— Exercise description —
Using the material below, print a verbatim copy of every line from the one containing "Recreate this image" through the one containing "bg.set_axis_off()", inclusive, and omit the pictures.

— Dataset records —

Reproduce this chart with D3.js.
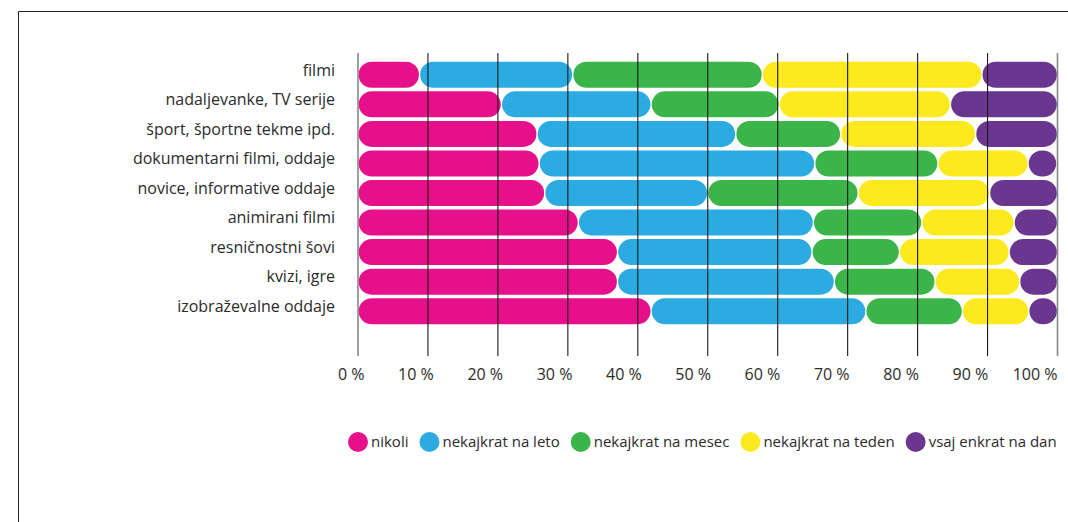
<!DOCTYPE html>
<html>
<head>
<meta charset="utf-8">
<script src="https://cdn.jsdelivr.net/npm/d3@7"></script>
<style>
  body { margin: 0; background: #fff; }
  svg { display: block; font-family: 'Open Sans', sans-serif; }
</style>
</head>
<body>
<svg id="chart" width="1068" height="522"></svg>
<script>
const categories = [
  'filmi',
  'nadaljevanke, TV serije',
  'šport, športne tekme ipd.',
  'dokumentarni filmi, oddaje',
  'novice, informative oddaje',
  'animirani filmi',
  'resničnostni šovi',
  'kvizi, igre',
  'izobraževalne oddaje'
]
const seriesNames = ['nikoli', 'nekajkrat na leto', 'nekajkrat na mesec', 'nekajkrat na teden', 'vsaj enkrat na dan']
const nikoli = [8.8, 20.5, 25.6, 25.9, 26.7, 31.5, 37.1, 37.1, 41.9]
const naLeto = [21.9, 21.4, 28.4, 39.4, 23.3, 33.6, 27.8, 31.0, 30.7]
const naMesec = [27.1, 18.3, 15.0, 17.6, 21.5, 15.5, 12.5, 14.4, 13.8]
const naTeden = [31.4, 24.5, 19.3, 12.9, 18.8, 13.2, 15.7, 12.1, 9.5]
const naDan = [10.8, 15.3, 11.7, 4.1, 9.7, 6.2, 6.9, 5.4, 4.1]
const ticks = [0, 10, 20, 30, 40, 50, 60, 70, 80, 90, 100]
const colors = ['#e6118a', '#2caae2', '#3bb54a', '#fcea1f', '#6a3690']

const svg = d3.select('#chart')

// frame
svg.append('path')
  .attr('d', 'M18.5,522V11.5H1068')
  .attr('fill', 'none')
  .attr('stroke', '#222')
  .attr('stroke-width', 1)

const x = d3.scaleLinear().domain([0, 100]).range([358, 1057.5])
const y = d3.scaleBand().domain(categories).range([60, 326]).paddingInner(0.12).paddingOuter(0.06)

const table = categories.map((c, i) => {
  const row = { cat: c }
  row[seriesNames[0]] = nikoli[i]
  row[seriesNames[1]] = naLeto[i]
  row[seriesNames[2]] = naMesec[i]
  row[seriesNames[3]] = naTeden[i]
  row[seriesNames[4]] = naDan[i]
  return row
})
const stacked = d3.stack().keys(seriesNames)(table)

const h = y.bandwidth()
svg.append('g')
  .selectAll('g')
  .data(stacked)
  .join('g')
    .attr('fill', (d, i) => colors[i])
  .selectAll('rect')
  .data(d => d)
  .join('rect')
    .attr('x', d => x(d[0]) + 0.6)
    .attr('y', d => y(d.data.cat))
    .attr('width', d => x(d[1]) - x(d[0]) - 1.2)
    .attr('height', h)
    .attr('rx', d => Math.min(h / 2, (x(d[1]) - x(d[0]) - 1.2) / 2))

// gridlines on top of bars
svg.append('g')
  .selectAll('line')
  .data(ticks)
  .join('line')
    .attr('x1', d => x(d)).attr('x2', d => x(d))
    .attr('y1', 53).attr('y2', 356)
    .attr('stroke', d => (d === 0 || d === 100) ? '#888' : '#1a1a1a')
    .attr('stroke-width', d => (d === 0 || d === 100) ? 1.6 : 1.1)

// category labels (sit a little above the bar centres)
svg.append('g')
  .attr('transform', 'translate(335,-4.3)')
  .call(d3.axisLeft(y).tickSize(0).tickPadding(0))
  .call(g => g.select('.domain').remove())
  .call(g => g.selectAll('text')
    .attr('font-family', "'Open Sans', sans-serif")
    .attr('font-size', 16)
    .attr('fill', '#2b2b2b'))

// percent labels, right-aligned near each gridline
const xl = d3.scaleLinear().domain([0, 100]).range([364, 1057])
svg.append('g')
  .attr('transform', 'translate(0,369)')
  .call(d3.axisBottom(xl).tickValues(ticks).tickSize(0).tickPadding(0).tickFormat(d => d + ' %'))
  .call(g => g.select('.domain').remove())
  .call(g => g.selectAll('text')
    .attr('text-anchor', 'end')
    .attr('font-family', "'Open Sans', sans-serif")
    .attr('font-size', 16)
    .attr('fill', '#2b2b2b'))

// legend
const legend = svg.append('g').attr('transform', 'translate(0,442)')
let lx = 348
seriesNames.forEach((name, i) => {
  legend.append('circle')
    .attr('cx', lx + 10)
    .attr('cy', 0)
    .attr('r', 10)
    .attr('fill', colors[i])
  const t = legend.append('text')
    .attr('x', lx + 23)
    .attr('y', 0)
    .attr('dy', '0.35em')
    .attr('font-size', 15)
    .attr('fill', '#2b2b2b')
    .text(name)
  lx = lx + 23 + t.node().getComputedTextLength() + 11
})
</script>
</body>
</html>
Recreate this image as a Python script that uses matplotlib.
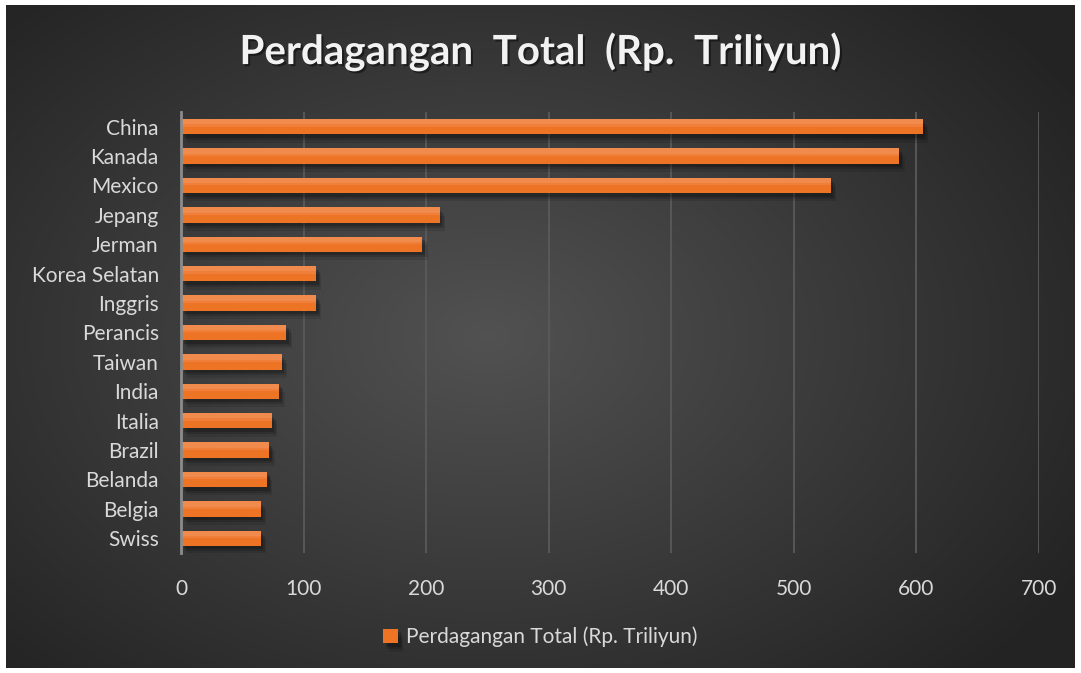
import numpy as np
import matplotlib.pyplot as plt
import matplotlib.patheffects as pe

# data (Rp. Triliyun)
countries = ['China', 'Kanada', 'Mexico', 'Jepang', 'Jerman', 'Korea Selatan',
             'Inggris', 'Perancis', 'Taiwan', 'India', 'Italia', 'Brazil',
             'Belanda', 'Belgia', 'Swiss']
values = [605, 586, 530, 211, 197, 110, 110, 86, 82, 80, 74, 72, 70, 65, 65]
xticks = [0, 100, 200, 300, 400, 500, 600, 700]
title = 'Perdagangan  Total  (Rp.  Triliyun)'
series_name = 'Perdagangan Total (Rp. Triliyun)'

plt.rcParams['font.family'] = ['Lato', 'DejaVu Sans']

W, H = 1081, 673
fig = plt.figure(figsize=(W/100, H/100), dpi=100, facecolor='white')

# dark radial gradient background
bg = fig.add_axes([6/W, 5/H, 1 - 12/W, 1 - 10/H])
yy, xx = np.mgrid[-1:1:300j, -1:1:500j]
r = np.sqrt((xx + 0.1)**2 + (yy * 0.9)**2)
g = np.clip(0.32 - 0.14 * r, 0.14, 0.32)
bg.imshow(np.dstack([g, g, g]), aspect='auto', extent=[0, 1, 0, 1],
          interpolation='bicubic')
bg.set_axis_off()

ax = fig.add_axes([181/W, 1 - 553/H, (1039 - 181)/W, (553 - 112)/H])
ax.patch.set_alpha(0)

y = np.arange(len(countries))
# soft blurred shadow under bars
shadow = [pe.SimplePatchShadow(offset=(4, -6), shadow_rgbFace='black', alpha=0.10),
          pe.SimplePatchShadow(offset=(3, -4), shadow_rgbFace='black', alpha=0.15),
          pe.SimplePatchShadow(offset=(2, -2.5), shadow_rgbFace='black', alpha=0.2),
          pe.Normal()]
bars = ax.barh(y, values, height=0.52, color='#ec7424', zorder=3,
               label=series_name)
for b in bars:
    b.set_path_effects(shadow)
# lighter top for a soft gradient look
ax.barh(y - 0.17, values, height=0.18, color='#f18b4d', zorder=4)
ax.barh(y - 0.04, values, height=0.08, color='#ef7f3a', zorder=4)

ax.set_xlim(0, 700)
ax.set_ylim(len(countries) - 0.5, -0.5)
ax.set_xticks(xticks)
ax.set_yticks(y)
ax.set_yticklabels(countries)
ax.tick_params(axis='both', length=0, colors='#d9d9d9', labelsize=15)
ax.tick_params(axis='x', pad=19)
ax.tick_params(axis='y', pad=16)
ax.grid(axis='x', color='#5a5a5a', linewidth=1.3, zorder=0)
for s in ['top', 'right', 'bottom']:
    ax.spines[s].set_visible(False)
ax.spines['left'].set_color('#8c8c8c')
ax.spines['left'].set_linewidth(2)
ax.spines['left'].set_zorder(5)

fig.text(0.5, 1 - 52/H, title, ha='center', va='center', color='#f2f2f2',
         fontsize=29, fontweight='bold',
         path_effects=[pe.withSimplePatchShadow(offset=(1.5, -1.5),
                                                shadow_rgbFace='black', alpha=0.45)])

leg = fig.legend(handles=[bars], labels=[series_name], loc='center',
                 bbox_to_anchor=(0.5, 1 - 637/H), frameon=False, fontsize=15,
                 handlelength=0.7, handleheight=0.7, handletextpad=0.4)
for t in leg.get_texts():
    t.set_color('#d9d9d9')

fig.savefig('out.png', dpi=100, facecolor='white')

— Response to this exercise —
Recreate this image as a Python script that uses matplotlib.
import numpy as np
import matplotlib.pyplot as plt
import matplotlib.patheffects as pe

# data (Rp. Triliyun)
countries = ['China', 'Kanada', 'Mexico', 'Jepang', 'Jerman', 'Korea Selatan',
             'Inggris', 'Perancis', 'Taiwan', 'India', 'Italia', 'Brazil',
             'Belanda', 'Belgia', 'Swiss']
values = [605, 586, 530, 211, 197, 110, 110, 86, 82, 80, 74, 72, 70, 65, 65]
xticks = [0, 100, 200, 300, 400, 500, 600, 700]
title = 'Perdagangan  Total  (Rp.  Triliyun)'
series_name = 'Perdagangan Total (Rp. Triliyun)'

plt.rcParams['font.family'] = ['Lato', 'DejaVu Sans']

W, H = 1081, 673
fig = plt.figure(figsize=(W/100, H/100), dpi=100, facecolor='white')

# dark radial gradient background
bg = fig.add_axes([6/W, 5/H, 1 - 12/W, 1 - 10/H])
yy, xx = np.mgrid[-1:1:300j, -1:1:500j]
r = np.sqrt((xx + 0.1)**2 + (yy * 0.9)**2)
g = np.clip(0.32 - 0.14 * r, 0.14, 0.32)
bg.imshow(np.dstack([g, g, g]), aspect='auto', extent=[0, 1, 0, 1],
          interpolation='bicubic')
bg.set_axis_off()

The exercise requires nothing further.